---- Information shown

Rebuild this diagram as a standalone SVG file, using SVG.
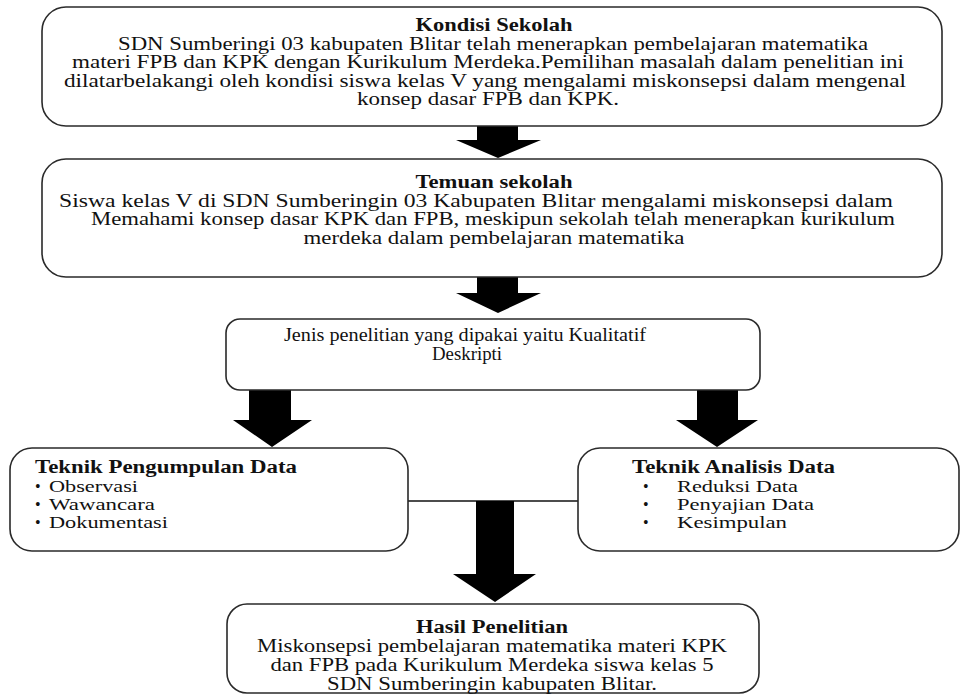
<svg xmlns="http://www.w3.org/2000/svg" width="964" height="696" viewBox="0 0 964 696">
<style>
.box{fill:#fff;stroke:#2a2a2a;stroke-width:1.6}
.t{font-family:"Liberation Serif","Times New Roman",serif;font-size:18px;fill:#111}
.s{font-size:16px}
.b{font-weight:bold}
.c{text-anchor:middle}
.arr{fill:#000}
.ln{stroke:#111;stroke-width:1.6;fill:none}
</style>
<rect width="964" height="696" fill="#fff"/>
<g id="connectors">
<polygon class="arr" points="477,126 518,126 518,140 541,140 498,158 456,140 477,140"/>
<polygon class="arr" points="477,277 518,277 518,293 541,293 498,313 456,293 477,293"/>
<polygon class="arr" points="249,390 291,390 291,420 312,420 272,447 233,420 249,420"/>
<polygon class="arr" points="697,390 738,390 738,420 758,420 717,447 676,420 697,420"/>
<line class="ln" x1="408" y1="501" x2="578" y2="501"/>
<polygon class="arr" points="476,501 514,501 514,574 536,574 495,602 453,574 476,574"/>
</g>
<g id="kondisi">
<rect class="box" x="42" y="7" width="900" height="119" rx="24"/>
<text class="t b c" x="494" y="31" textLength="157" lengthAdjust="spacingAndGlyphs">Kondisi Sekolah</text>
<text class="t c" x="493" y="49.5" textLength="750" lengthAdjust="spacingAndGlyphs">SDN Sumberingi 03 kabupaten Blitar telah menerapkan pembelajaran matematika</text>
<text class="t c" x="488" y="68" textLength="832" lengthAdjust="spacingAndGlyphs">materi FPB dan KPK dengan Kurikulum Merdeka.Pemilihan masalah dalam penelitian ini</text>
<text class="t c" x="485" y="86.5" textLength="842" lengthAdjust="spacingAndGlyphs">dilatarbelakangi oleh kondisi siswa kelas V yang mengalami miskonsepsi dalam mengenal</text>
<text class="t c" x="488" y="105" textLength="262" lengthAdjust="spacingAndGlyphs">konsep dasar FPB dan KPK.</text>
</g>
<g id="temuan">
<rect class="box" x="42" y="159" width="900" height="118" rx="24"/>
<text class="t b c" x="494" y="188" textLength="157" lengthAdjust="spacingAndGlyphs">Temuan sekolah</text>
<text class="t c" x="476" y="206.5" textLength="834" lengthAdjust="spacingAndGlyphs">Siswa kelas V di SDN Sumberingin 03 Kabupaten Blitar mengalami miskonsepsi dalam</text>
<text class="t c" x="493" y="225" textLength="804" lengthAdjust="spacingAndGlyphs">Memahami konsep dasar KPK dan FPB, meskipun sekolah telah menerapkan kurikulum</text>
<text class="t c" x="494" y="243.5" textLength="381" lengthAdjust="spacingAndGlyphs">merdeka dalam pembelajaran matematika</text>
</g>
<g id="jenis">
<rect class="box" x="226" y="319" width="534" height="71" rx="14"/>
<text class="t c" x="465" y="341" textLength="362" lengthAdjust="spacingAndGlyphs">Jenis penelitian yang dipakai yaitu Kualitatif</text>
<text class="t c" x="467" y="360" textLength="70" lengthAdjust="spacingAndGlyphs">Deskripti</text>
</g>
<g id="pengumpulan">
<rect class="box" x="10" y="448" width="398" height="103" rx="22"/>
<text class="t b" x="35" y="473" textLength="262" lengthAdjust="spacingAndGlyphs">Teknik Pengumpulan Data</text>
<text class="t s" y="492"><tspan x="35">•</tspan><tspan x="49" textLength="89" lengthAdjust="spacingAndGlyphs">Observasi</tspan></text>
<text class="t s" y="510"><tspan x="35">•</tspan><tspan x="49" textLength="106" lengthAdjust="spacingAndGlyphs">Wawancara</tspan></text>
<text class="t s" y="528"><tspan x="35">•</tspan><tspan x="49" textLength="119" lengthAdjust="spacingAndGlyphs">Dokumentasi</tspan></text>
</g>
<g id="analisis">
<rect class="box" x="578" y="448" width="381" height="103" rx="22"/>
<text class="t b" x="632" y="473" textLength="203" lengthAdjust="spacingAndGlyphs">Teknik Analisis Data</text>
<text class="t s" y="492"><tspan x="643">•</tspan><tspan x="677" textLength="121" lengthAdjust="spacingAndGlyphs">Reduksi Data</tspan></text>
<text class="t s" y="510"><tspan x="643">•</tspan><tspan x="677" textLength="137" lengthAdjust="spacingAndGlyphs">Penyajian Data</tspan></text>
<text class="t s" y="528"><tspan x="643">•</tspan><tspan x="677" textLength="110" lengthAdjust="spacingAndGlyphs">Kesimpulan</tspan></text>
</g>
<g id="hasil">
<rect class="box" x="227" y="604" width="532" height="89" rx="20"/>
<text class="t b c" x="492" y="633" textLength="152" lengthAdjust="spacingAndGlyphs">Hasil Penelitian</text>
<text class="t c" x="492" y="652" textLength="470" lengthAdjust="spacingAndGlyphs">Miskonsepsi pembelajaran matematika materi KPK</text>
<text class="t c" x="492" y="671" textLength="443" lengthAdjust="spacingAndGlyphs">dan FPB pada Kurikulum Merdeka siswa kelas 5</text>
<text class="t c" x="492" y="690" textLength="330" lengthAdjust="spacingAndGlyphs">SDN Sumberingin kabupaten Blitar.</text>
</g>
</svg>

--------

- _Work required_
Reproduce each line exactly, please, except for any pictures.

- _Output below_
Rebuild this diagram as a standalone SVG file, using SVG.
<svg xmlns="http://www.w3.org/2000/svg" width="964" height="696" viewBox="0 0 964 696">
<style>
.box{fill:#fff;stroke:#2a2a2a;stroke-width:1.6}
.t{font-family:"Liberation Serif","Times New Roman",serif;font-size:18px;fill:#111}
.s{font-size:16px}
.b{font-weight:bold}
.c{text-anchor:middle}
.arr{fill:#000}
.ln{stroke:#111;stroke-width:1.6;fill:none}
</style>
<rect width="964" height="696" fill="#fff"/>
<g id="connectors">
<polygon class="arr" points="477,126 518,126 518,140 541,140 498,158 456,140 477,140"/>
<polygon class="arr" points="477,277 518,277 518,293 541,293 498,313 456,293 477,293"/>
<polygon class="arr" points="249,390 291,390 291,420 312,420 272,447 233,420 249,420"/>
<polygon class="arr" points="697,390 738,390 738,420 758,420 717,447 676,420 697,420"/>
<line class="ln" x1="408" y1="501" x2="578" y2="501"/>
<polygon class="arr" points="476,501 514,501 514,574 536,574 495,602 453,574 476,574"/>
</g>
<g id="kondisi">
<rect class="box" x="42" y="7" width="900" height="119" rx="24"/>
<text class="t b c" x="494" y="31" textLength="157" lengthAdjust="spacingAndGlyphs">Kondisi Sekolah</text>
<text class="t c" x="493" y="49.5" textLength="750" lengthAdjust="spacingAndGlyphs">SDN Sumberingi 03 kabupaten Blitar telah menerapkan pembelajaran matematika</text>
<text class="t c" x="488" y="68" textLength="832" lengthAdjust="spacingAndGlyphs">materi FPB dan KPK dengan Kurikulum Merdeka.Pemilihan masalah dalam penelitian ini</text>
<text class="t c" x="485" y="86.5" textLength="842" lengthAdjust="spacingAndGlyphs">dilatarbelakangi oleh kondisi siswa kelas V yang mengalami miskonsepsi dalam mengenal</text>
<text class="t c" x="488" y="105" textLength="262" lengthAdjust="spacingAndGlyphs">konsep dasar FPB dan KPK.</text>
</g>
<g id="temuan">
<rect class="box" x="42" y="159" width="900" height="118" rx="24"/>
<text class="t b c" x="494" y="188" textLength="157" lengthAdjust="spacingAndGlyphs">Temuan sekolah</text>
<text class="t c" x="476" y="206.5" textLength="834" lengthAdjust="spacingAndGlyphs">Siswa kelas V di SDN Sumberingin 03 Kabupaten Blitar mengalami miskonsepsi dalam</text>
<text class="t c" x="493" y="225" textLength="804" lengthAdjust="spacingAndGlyphs">Memahami konsep dasar KPK dan FPB, meskipun sekolah telah menerapkan kurikulum</text>
<text class="t c" x="494" y="243.5" textLength="381" lengthAdjust="spacingAndGlyphs">merdeka dalam pembelajaran matematika</text>
</g>
<g id="jenis">
<rect class="box" x="226" y="319" width="534" height="71" rx="14"/>
<text class="t c" x="465" y="341" textLength="362" lengthAdjust="spacingAndGlyphs">Jenis penelitian yang dipakai yaitu Kualitatif</text>
<text class="t c" x="467" y="360" textLength="70" lengthAdjust="spacingAndGlyphs">Deskripti</text>
</g>
<g id="pengumpulan">
<rect class="box" x="10" y="448" width="398" height="103" rx="22"/>
<text class="t b" x="35" y="473" textLength="262" lengthAdjust="spacingAndGlyphs">Teknik Pengumpulan Data</text>
<text class="t s" y="492"><tspan x="35">•</tspan><tspan x="49" textLength="89" lengthAdjust="spacingAndGlyphs">Observasi</tspan></text>
<text class="t s" y="510"><tspan x="35">•</tspan><tspan x="49" textLength="106" lengthAdjust="spacingAndGlyphs">Wawancara</tspan></text>
<text class="t s" y="528"><tspan x="35">•</tspan><tspan x="49" textLength="119" lengthAdjust="spacingAndGlyphs">Dokumentasi</tspan></text>
</g>
<g id="analisis">
<rect class="box" x="578" y="448" width="381" height="103" rx="22"/>
<text class="t b" x="632" y="473" textLength="203" lengthAdjust="spacingAndGlyphs">Teknik Analisis Data</text>
<text class="t s" y="492"><tspan x="643">•</tspan><tspan x="677" textLength="121" lengthAdjust="spacingAndGlyphs">Reduksi Data</tspan></text>
<text class="t s" y="510"><tspan x="643">•</tspan><tspan x="677" textLength="137" lengthAdjust="spacingAndGlyphs">Penyajian Data</tspan></text>
<text class="t s" y="528"><tspan x="643">•</tspan><tspan x="677" textLength="110" lengthAdjust="spacingAndGlyphs">Kesimpulan</tspan></text>
</g>
<g id="hasil">
<rect class="box" x="227" y="604" width="532" height="89" rx="20"/>
<text class="t b c" x="492" y="633" textLength="152" lengthAdjust="spacingAndGlyphs">Hasil Penelitian</text>
<text class="t c" x="492" y="652" textLength="470" lengthAdjust="spacingAndGlyphs">Miskonsepsi pembelajaran matematika materi KPK</text>
<text class="t c" x="492" y="671" textLength="443" lengthAdjust="spacingAndGlyphs">dan FPB pada Kurikulum Merdeka siswa kelas 5</text>
<text class="t c" x="492" y="690" textLength="330" lengthAdjust="spacingAndGlyphs">SDN Sumberingin kabupaten Blitar.</text>
</g>
</svg>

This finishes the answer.